There is nothing exceptionable about McCormack's post in the abstract. In the abstract, of course, "establishing both sides of the equation -- incentives and disincentives -- before any negotiation" can also be a formula for delay, and an argument against attempting negotiations for which there may be (again, this is the abstract we are talking about) little enthusiasm among the people to whom putative negotiators must report.

At this point I am more receptive to tutorials about the requirements of diplomacy from Dan Drezner than from spokesmen for Condoleezza Rice. I don't know whether Dan can manage a negotiation in the face of opposition from within the Bush administration, but at least he hasn't proven that he cannot. Sec. Rice's record suggests that all McCormack is really doing is laying out a philosophical justification for taking the path of least resistance -- which in this case means deferring negotiations with Iran until Bush is no longer President.
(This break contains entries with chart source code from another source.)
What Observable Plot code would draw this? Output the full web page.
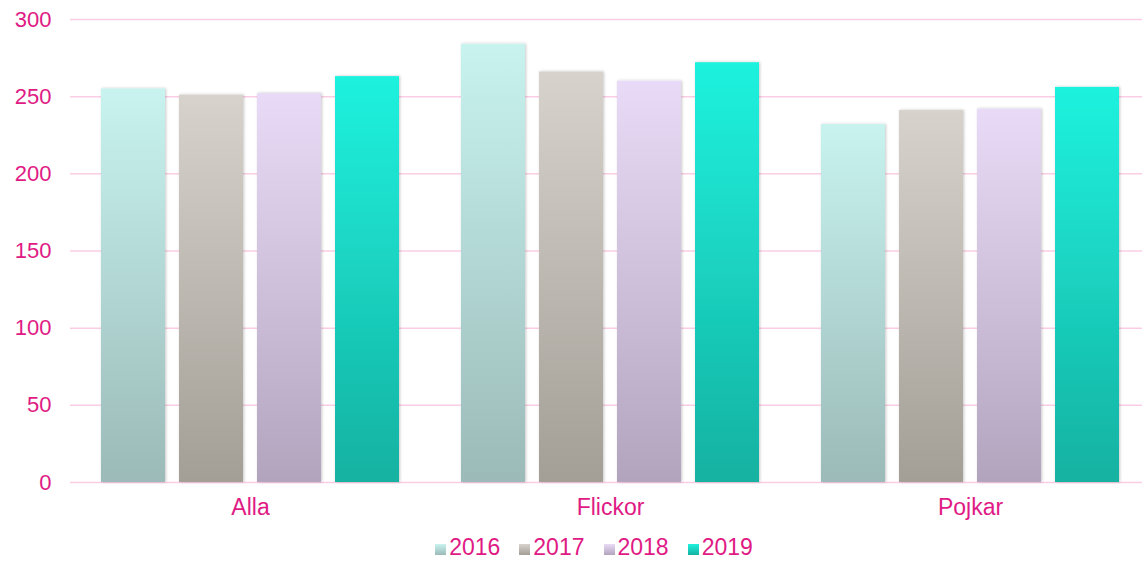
<!DOCTYPE html>
<html>
<head>
<meta charset="utf-8">
<script src="https://cdn.jsdelivr.net/npm/d3@7"></script>
<script src="https://cdn.jsdelivr.net/npm/@observablehq/plot@0.6"></script>
<style>
  html, body { margin: 0; padding: 0; background: #fff; overflow: hidden; }
  #wrap { width: 1142px; position: relative; font-family: "Liberation Sans", Arial, sans-serif; }
  #legend { display: flex; justify-content: center; align-items: baseline; padding-left: 46px; margin-top: 9px;
            font-size: 23px; line-height: 16px; color: #e01a84; }
  .item { display: flex; align-items: baseline; margin-right: 19px; }
  .item:last-child { margin-right: 0; }
  .sw { width: 11px; height: 11px; margin-right: 3px; display: inline-block; }
</style>
</head>
<body>
<div id="wrap"></div>
<script>
const categories = ["Alla", "Flickor", "Pojkar"];
const years = ["2016", "2017", "2018", "2019"];
const v2016 = [255, 284, 232];
const v2017 = [251, 266, 241];
const v2018 = [252, 260, 242];
const v2019 = [263, 272, 256];
const yTicks = [0, 50, 100, 150, 200, 250, 300];
const gradTop = {"2016": "#c8f3ef", "2017": "#d7d3cc", "2018": "#e9dbf7", "2019": "#1ef2de"};
const gradBottom = {"2016": "#9bbab8", "2017": "#a39f97", "2018": "#b3a4be", "2019": "#16b1a1"};

const series = {"2016": v2016, "2017": v2017, "2018": v2018, "2019": v2019};
const data = [];
categories.forEach((c, i) => years.forEach(y => data.push({cat: c, year: y, value: series[y][i]})));

const textColor = "#e01a84";

const chart = Plot.plot({
  width: 1142,
  height: 530,
  marginTop: 19,
  marginBottom: 48,
  marginLeft: 69,
  marginRight: -9,
  style: {fontFamily: "'Liberation Sans', Arial, sans-serif", fontSize: "22px", color: textColor, background: "transparent", overflow: "hidden"},
  fx: {domain: categories, padding: 0, label: null, tickSize: 0, tickPadding: 16, axis: null},
  x: {domain: years, paddingInner: 0.185, paddingOuter: 0.39, axis: null},
  y: {domain: [0, 300], ticks: yTicks, label: null, tickSize: 0, tickPadding: 19},
  color: {domain: years, range: years.map(y => `url(#grad${y})`)},
  marks: [
    Plot.gridY(yTicks, {stroke: "#fbcde5", strokeOpacity: 1, strokeWidth: 1.5}),
    Plot.axisFx({anchor: "bottom", label: null, tickSize: 0, tickPadding: 16, fontSize: 23}),
    Plot.barY(data, {fx: "cat", x: "year", y: "value", fill: "year"})
  ]
});

const svg = d3.select(chart);
const defs = svg.insert("defs", ":first-child");
years.forEach(y => {
  const g = defs.append("linearGradient").attr("id", `grad${y}`).attr("x1", 0).attr("y1", 0).attr("x2", 0).attr("y2", 1);
  g.append("stop").attr("offset", "0%").attr("stop-color", gradTop[y]);
  g.append("stop").attr("offset", "100%").attr("stop-color", gradBottom[y]);
});
const f = defs.append("filter").attr("id", "shadow").attr("x", "-20%").attr("y", "-5%").attr("width", "140%").attr("height", "110%");
f.append("feDropShadow").attr("dx", 1).attr("dy", 0).attr("stdDeviation", 1.5).attr("flood-color", "#000").attr("flood-opacity", 0.22);
svg.selectAll('g[aria-label="bar"] rect').attr("filter", "url(#shadow)");

const wrap = document.getElementById("wrap");
wrap.appendChild(chart);

const legend = document.createElement("div");
legend.id = "legend";
years.forEach(y => {
  const item = document.createElement("span");
  item.className = "item";
  const sw = document.createElement("span");
  sw.className = "sw";
  sw.style.background = `linear-gradient(${gradTop[y]}, ${gradBottom[y]})`;
  const t = document.createElement("span");
  t.textContent = y;
  item.appendChild(sw);
  item.appendChild(t);
  legend.appendChild(item);
});
wrap.appendChild(legend);
</script>
</body>
</html>
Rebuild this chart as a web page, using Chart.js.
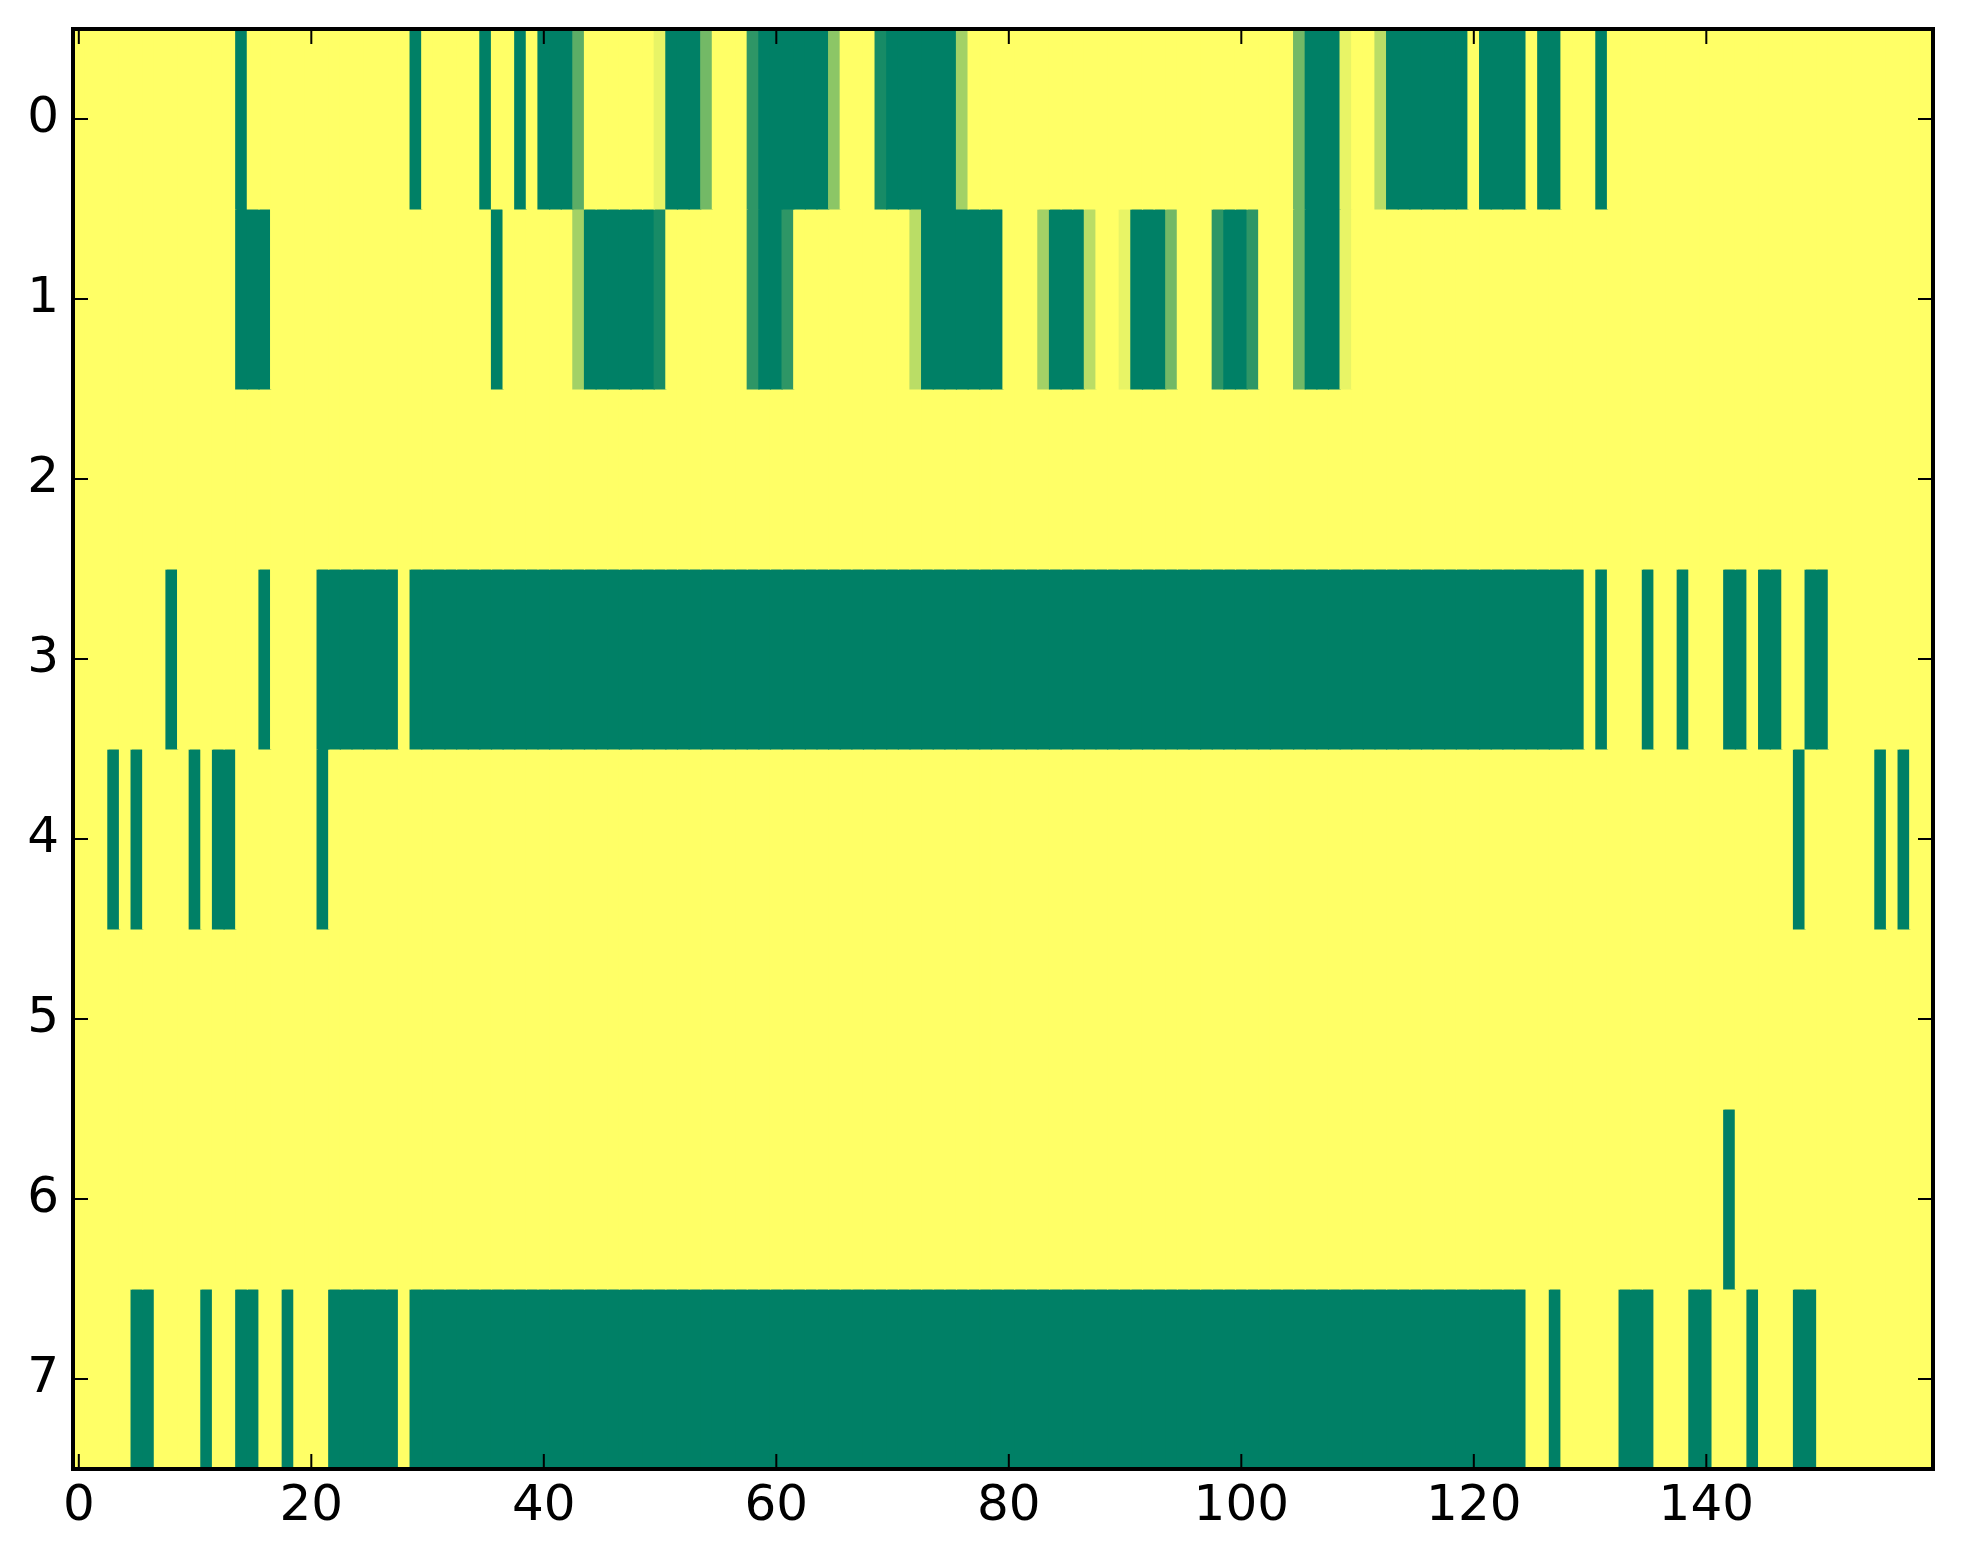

posted by: Zathras on 10.10.07 at 11:08 PM [permalink]



One would think a combination of upping the number of US troops next door in Iraq by an additional 30,000, inserting a second aircraft carrier in the Persian Gulf region, and getting Iran's top two financiers (China and Russia) to back US-led sanctions at the Security Council, would constitute as "significant leverage."

But after a while the actual willingness to negotiate becomes the real issue.